**Given data:**
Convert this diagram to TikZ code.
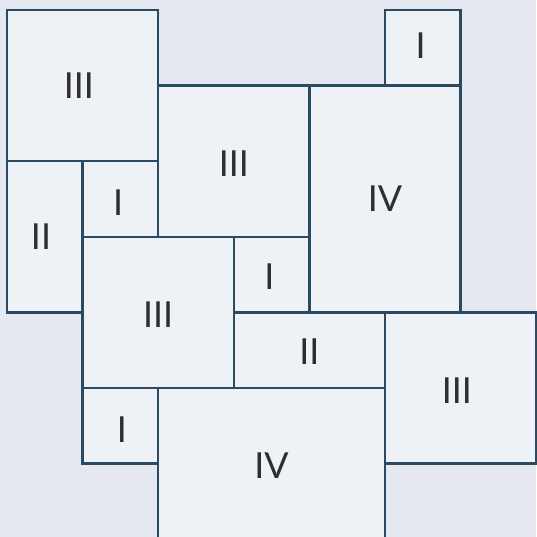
\documentclass[tikz,border=0pt]{standalone}
\usepackage{fontspec}
\setmainfont{Lato}
\definecolor{bgcol}{HTML}{E5E8F0}
\definecolor{tilefill}{HTML}{EEF2F6}
\definecolor{tileline}{HTML}{2B4A61}
\definecolor{labcol}{HTML}{2E2E2E}
\tikzset{
  tile/.style={fill=tilefill, draw=tileline, line width=0.85pt},
  lab/.style={text=labcol, font=\fontsize{13.5}{16}\selectfont}
}
\begin{document}
\begin{tikzpicture}
  \useasboundingbox[fill=bgcol] (0,0) rectangle (7.09,-7.103);
  \begin{scope}[shift={(0.0926,-0.132)}]
    % tiles
    \draw[tile] (0,0) rectangle (2,-2);
    \draw[tile] (5,0) rectangle (6,-1);
    \draw[tile] (2,-1) rectangle (4,-3);
    \draw[tile] (4,-1) rectangle (6,-4);
    \draw[tile] (0,-2) rectangle (1,-4);
    \draw[tile] (1,-2) rectangle (2,-3);
    \draw[tile] (1,-3) rectangle (3,-5);
    \draw[tile] (3,-3) rectangle (4,-4);
    \draw[tile] (3,-4) rectangle (5,-5);
    \draw[tile] (5,-4) rectangle (7,-6);
    \draw[tile] (1,-5) rectangle (2,-6);
    \draw[tile] (2,-5) rectangle (5,-7);
    % labels
    \node[lab] (tA) at (0.95,-1) {III};
    \node[lab] (tB) at (5.47,-0.47) {I};
    \node[lab] (tC) at (3,-2.03) {III};
    \node[lab] (tD) at (5,-2.5) {IV};
    \node[lab] (tE) at (0.45,-3) {II};
    \node[lab] (tF) at (1.47,-2.55) {I};
    \node[lab] (tG) at (2,-4.03) {III};
    \node[lab] (tH) at (3.47,-3.53) {I};
    \node[lab] (tI) at (4,-4.52) {II};
    \node[lab] (tJ) at (5.95,-5.03) {III};
    \node[lab] (tK) at (1.52,-5.55) {I};
    \node[lab] (tL) at (3.5,-6.03) {IV};
  \end{scope}
\end{tikzpicture}
\end{document}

**Goal:**
Leave out the pictures and retype every line above exactly.

**The answer:**
Convert this diagram to TikZ code.
\documentclass[tikz,border=0pt]{standalone}
\usepackage{fontspec}
\setmainfont{Lato}
\definecolor{bgcol}{HTML}{E5E8F0}
\definecolor{tilefill}{HTML}{EEF2F6}
\definecolor{tileline}{HTML}{2B4A61}
\definecolor{labcol}{HTML}{2E2E2E}
\tikzset{
  tile/.style={fill=tilefill, draw=tileline, line width=0.85pt},
  lab/.style={text=labcol, font=\fontsize{13.5}{16}\selectfont}
}
\begin{document}
\begin{tikzpicture}
  \useasboundingbox[fill=bgcol] (0,0) rectangle (7.09,-7.103);
  \begin{scope}[shift={(0.0926,-0.132)}]
    % tiles
    \draw[tile] (0,0) rectangle (2,-2);
    \draw[tile] (5,0) rectangle (6,-1);
    \draw[tile] (2,-1) rectangle (4,-3);
    \draw[tile] (4,-1) rectangle (6,-4);
    \draw[tile] (0,-2) rectangle (1,-4);
    \draw[tile] (1,-2) rectangle (2,-3);
    \draw[tile] (1,-3) rectangle (3,-5);
    \draw[tile] (3,-3) rectangle (4,-4);
    \draw[tile] (3,-4) rectangle (5,-5);
    \draw[tile] (5,-4) rectangle (7,-6);
    \draw[tile] (1,-5) rectangle (2,-6);
    \draw[tile] (2,-5) rectangle (5,-7);
    % labels
    \node[lab] (tA) at (0.95,-1) {III};
    \node[lab] (tB) at (5.47,-0.47) {I};
    \node[lab] (tC) at (3,-2.03) {III};
    \node[lab] (tD) at (5,-2.5) {IV};
    \node[lab] (tE) at (0.45,-3) {II};
    \node[lab] (tF) at (1.47,-2.55) {I};
    \node[lab] (tG) at (2,-4.03) {III};
    \node[lab] (tH) at (3.47,-3.53) {I};
    \node[lab] (tI) at (4,-4.52) {II};
    \node[lab] (tJ) at (5.95,-5.03) {III};
    \node[lab] (tK) at (1.52,-5.55) {I};
    \node[lab] (tL) at (3.5,-6.03) {IV};
  \end{scope}
\end{tikzpicture}
\end{document}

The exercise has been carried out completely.